Everything about art's sand bar, from its simple dark blue and orange cover to the stripped down with minimal overdubs performance, reveals a band where each member has just bet their security deposits on the hopes that a self-pressed, self-produced album might get them into the top fifty on the CMJ charts and the possibility of being the opening act for someone like The Violent Femmes. The mood of the entire album reflects both their modest dreams and the pressure of knowing that a blown session will yield nothing more than a useless demo. The stakes were high and both Spiral Jetty and the staff engineers at Waterfront delivered.

Art's sand bar opens with a slow, meandering single note guitar solo that reminds you of a guitar student trying to learn a Tom Verlaine solo.
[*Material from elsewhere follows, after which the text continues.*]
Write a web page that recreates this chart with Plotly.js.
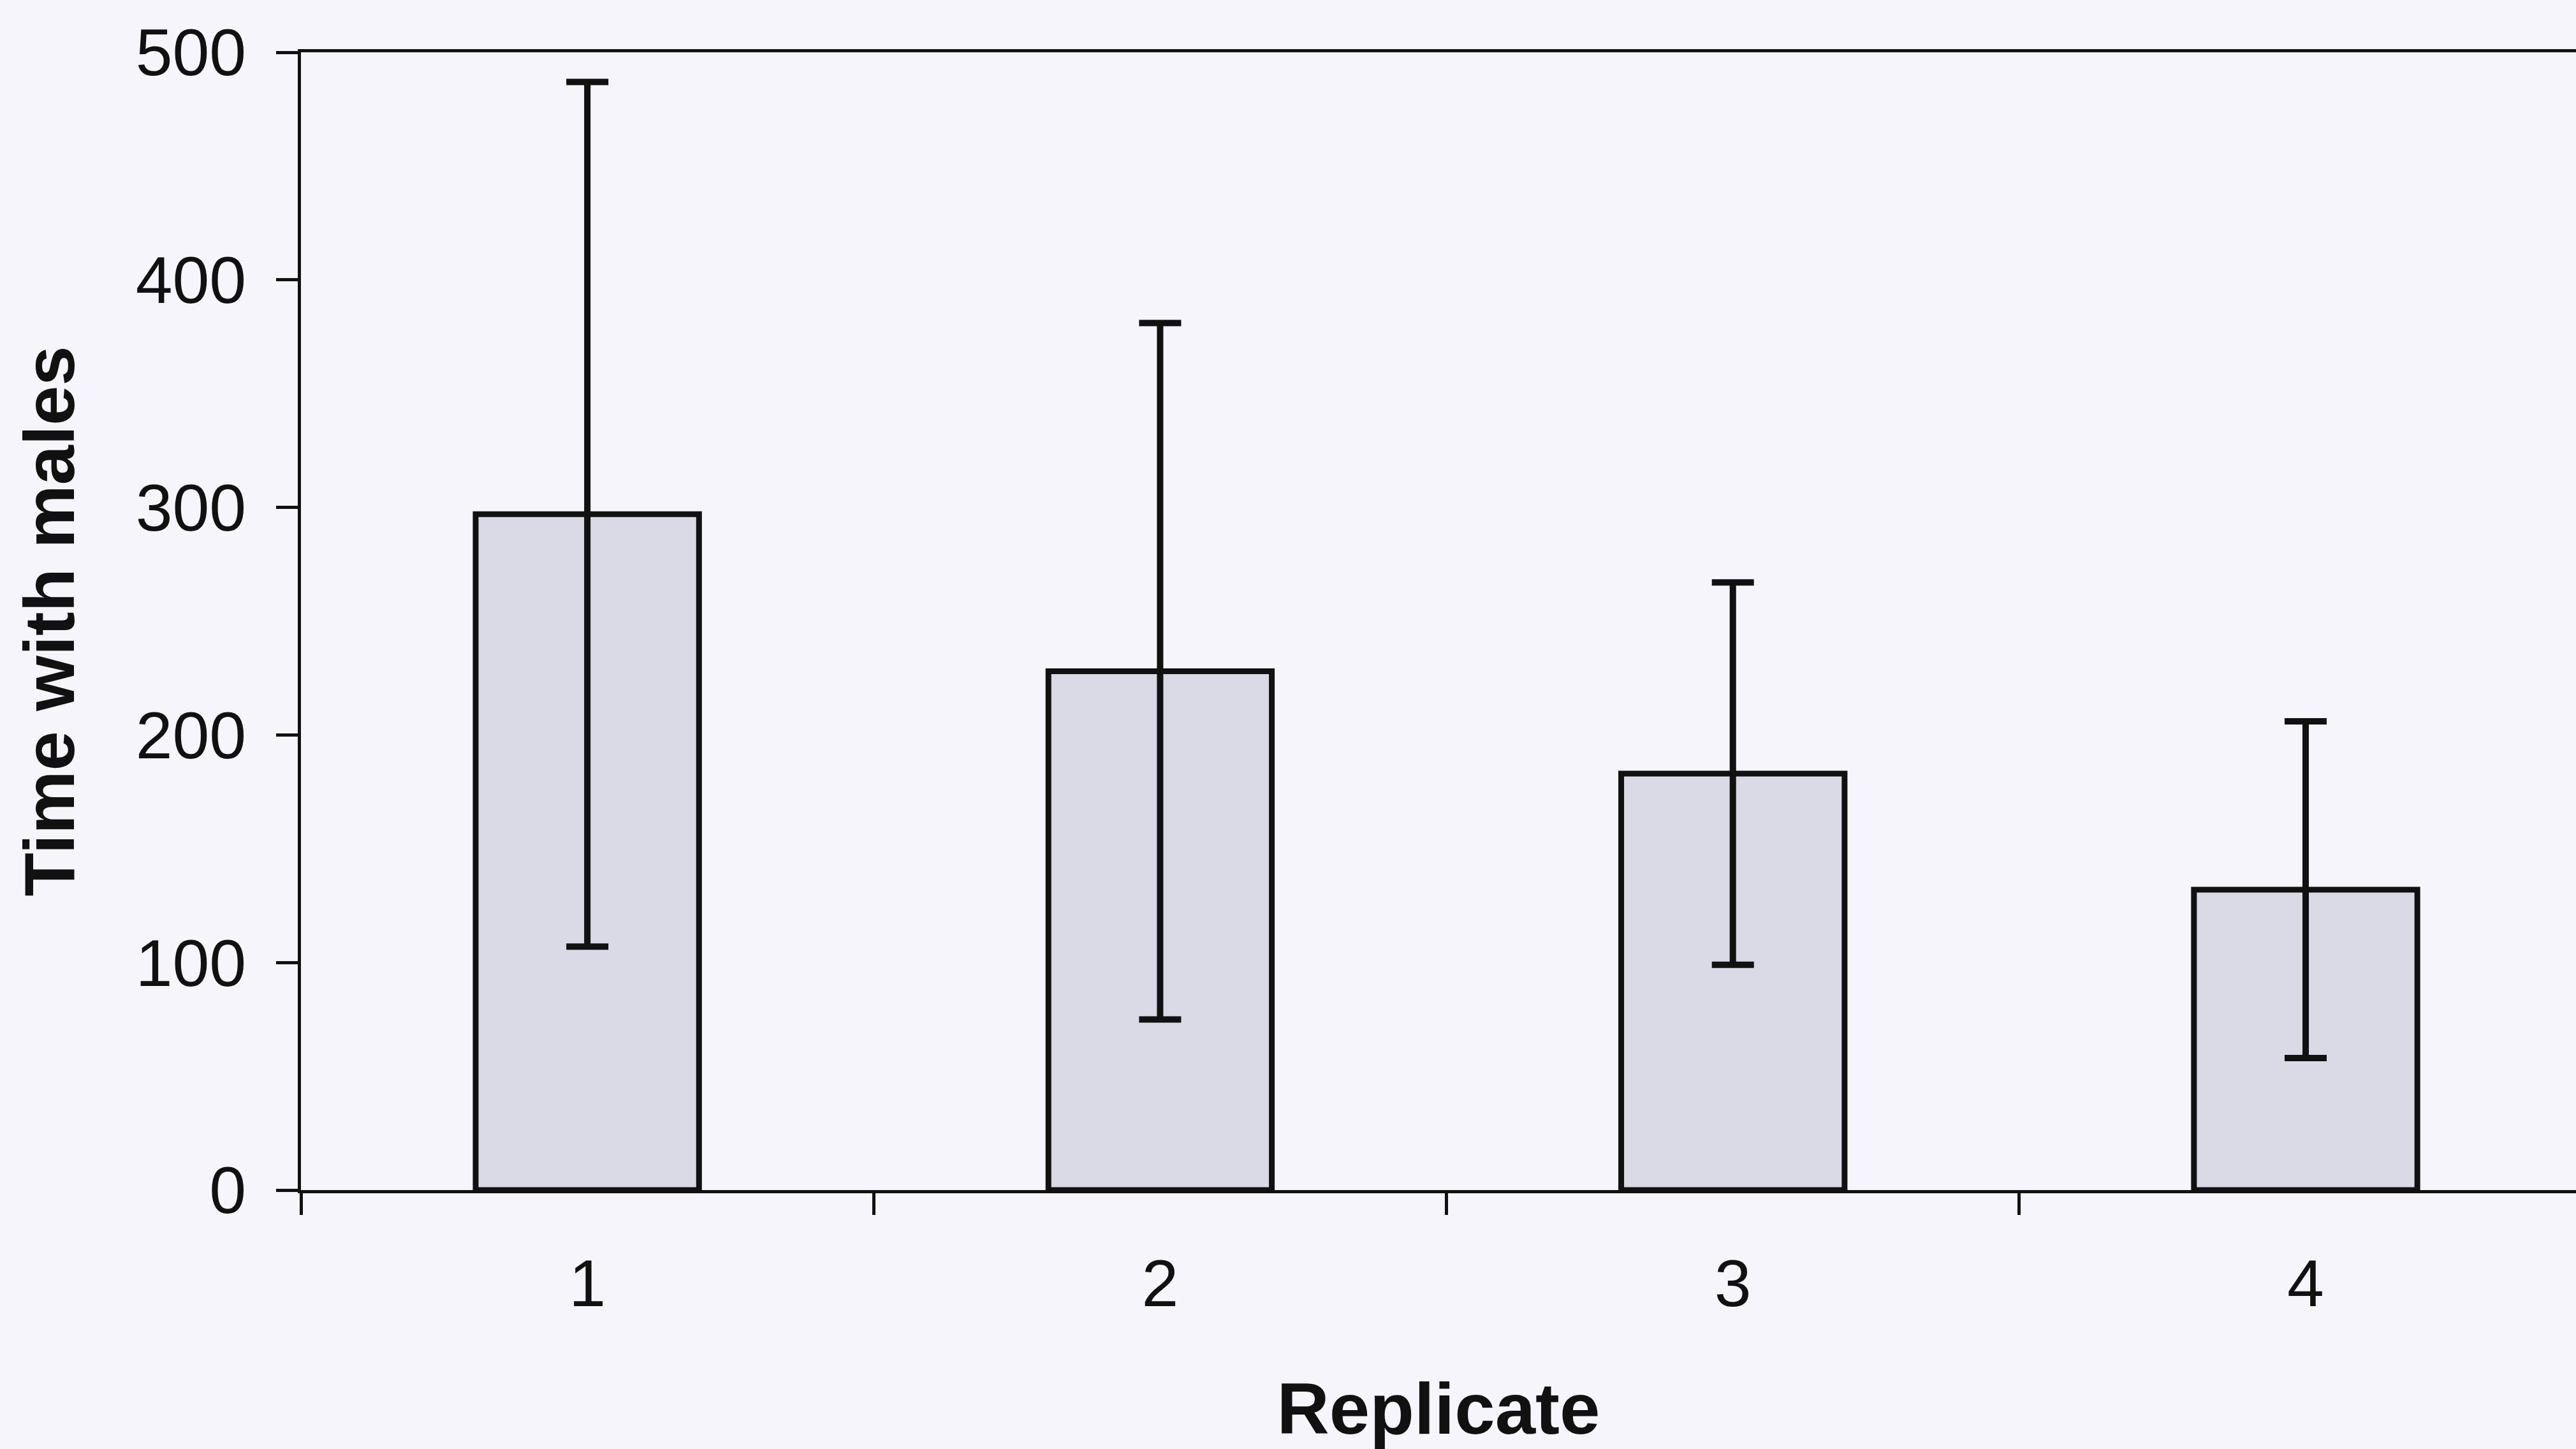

But there is a beauty in the simplicity of Adam Potkay's guitar as well as some deception. The listener never knows what to expect next. Like a baseball pitcher lobbing lollipop curveballs outside the strikezone, Spiral Jetty sets the listener up for the fastball. Never overpowering, Spiral Jetty catches you off guard with fast strumming and tom-tom runs that paint the corners of the plate. And that's the beauty of Spiral Jetty. They are not pop craftsman, lyrical poets, crackerjack soloists or funk groove meisters and they never attempt to overcome the listener through sheer sonic force. It is through subtle changes of dynamics and tempo along with tricky arrangements that Spiral Jetty makes the listener guess what's coming next. They set you up for the all out wall of sound power crash but come at you with the slow fadeout instead. And when they do pull out all the stops the band never loses control, due to a rhythm section who, on a good night like this, are right up there with Les Patinson and Pete DeFreitas.

One can search anals of rock music for a band who played with as much finese as Spiral Jetty and come up empty. It would be another five years before Nirvana would amaze the jaded alt rock vets with a similar exploration of contrasting levels of speed and volume within the same song. The difference is that Spiral Jetty did it without fuzz boxes, distortion and wah-wah pedals, reminding the listener of how Buddy Holly and the Crickets might have sounded if they had come along after The Velvets, Modern Lovers, Television, Feelies and the Bunnymen. And Adam Potkay has put away childish things like teenage alienation and self-pity, approaching themes of unrequited love like the grad student he was at the time. The closest he gets to Cobain's tormented psyche is in "Bad Thoughts" when he shouts out "There's a gun to your head and the gun is your head."

The standout cuts include the opener, "Big Down Hill Racing", the wonderfully naive "Keep it Alive", the angry "Bad Thoughts" the feedback laden "Hey Joe" and the finale "And the Beat Goes On." The rest of the cuts aren't bad either and for the listener to get the full effect the album should be listened to in its entirety.

Art's sand bar did not propel Spiral Jetty into national or even regional recognition. They retained their position in the New Brunswick music scene until Adam Potkay finished his disertation and went off to greener pastures as an English professor at some small liberal arts college. But many respected bands who had ten times the production budget never released an album as good as this one. It is redemption for any struggling band that ever put out money they didn't have to spend for an overnight session in a twenty dollar an hour studio. If you can find it consider yourself lucky.